Agent Swarm Architecture
Aegir’s agent swarm infrastructure enables multi-agent collaboration through RWKV recurrent state fusion. Rather than exchanging text messages or attention KV caches between agents, the swarm shares compact recurrent state tensors – a fundamentally more efficient communication medium for recurrent architectures.
Why RWKV State Sharing
The central insight is that RWKV’s recurrent state is constant in sequence length. Each layer’s state is a matrix of shape (H, K, V) where H is the number of heads and K = V = head_size. The total state size per layer is:
O(H * head_size^2) = O(d_model * head_size) = O(d^2)
This is independent of how many tokens the agent has processed.
For a swarm of N agents, the cost of sharing all recurrent states is:
RWKV: O(N * d^2) -- constant in sequence length
Transformer: O(N * n * d) -- linear in sequence length n
At context lengths of 4k-128k tokens with typical d = 512-4096, RWKV state sharing is orders of magnitude cheaper. The LatentMAS paper (arXiv:2511.20639) quantifies this as 235-471x more information-dense than text-based inter-agent communication, since the recurrent state encodes a compressed summary of the entire processing history.
Swarm Components
The swarm consists of four modules:
| Module | File | Purpose |
|---|---|---|
RWKVStateFusion | src/aegir/swarm/state_fusion.py | Combine N agent states into one |
AlignmentProjection | src/aegir/swarm/alignment.py | Map states between different-sized agents |
FrozenSpecialist | src/aegir/swarm/specialist.py | Wrap pre-trained models as frozen agents |
SwarmOrchestrator | src/aegir/swarm/orchestrator.py | K2.5 PARL routing and reward |
State Fusion Modes
RWKVStateFusion supports three strategies for combining agent states:
-
weighted_sum– Attention-weighted combination using learnable query/key projections. The orchestrator learns which agents to trust per head. -
gated– Per-agent softmax gates. Simpler than attention but still differentiable. Good baseline for initial experiments. -
concat_project– Concatenate all agent states and project back to single-agent dimensions. Most expressive butO(N)in parameter count.

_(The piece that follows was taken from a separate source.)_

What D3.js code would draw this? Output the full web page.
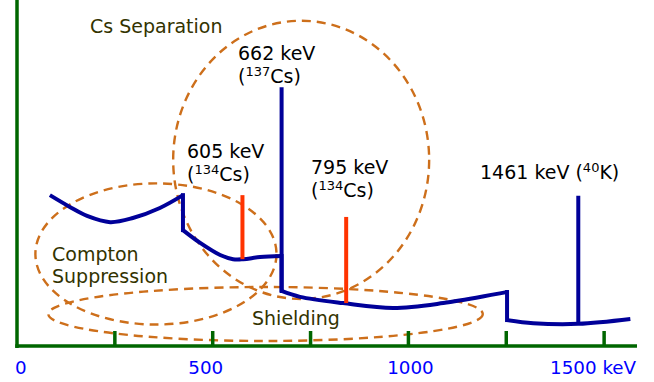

See RWKV State Fusion for mathematical details.
Information Density Advantage
LatentMAS demonstrates that recurrent state communication dramatically outperforms text-based multi-agent protocols. The recurrent state is a lossy but highly compressed representation of the agent’s entire context window. Sharing it is equivalent to sharing a continuous-valued “summary” that preserves the information most relevant to the model’s computation, rather than forcing that information through a text bottleneck.
For Aegir’s column annotation task, this means a specialist trained on (say) geographic column types can share its accumulated understanding of a table’s structure through a single (H, K, V) tensor per layer, rather than generating and parsing natural language explanations.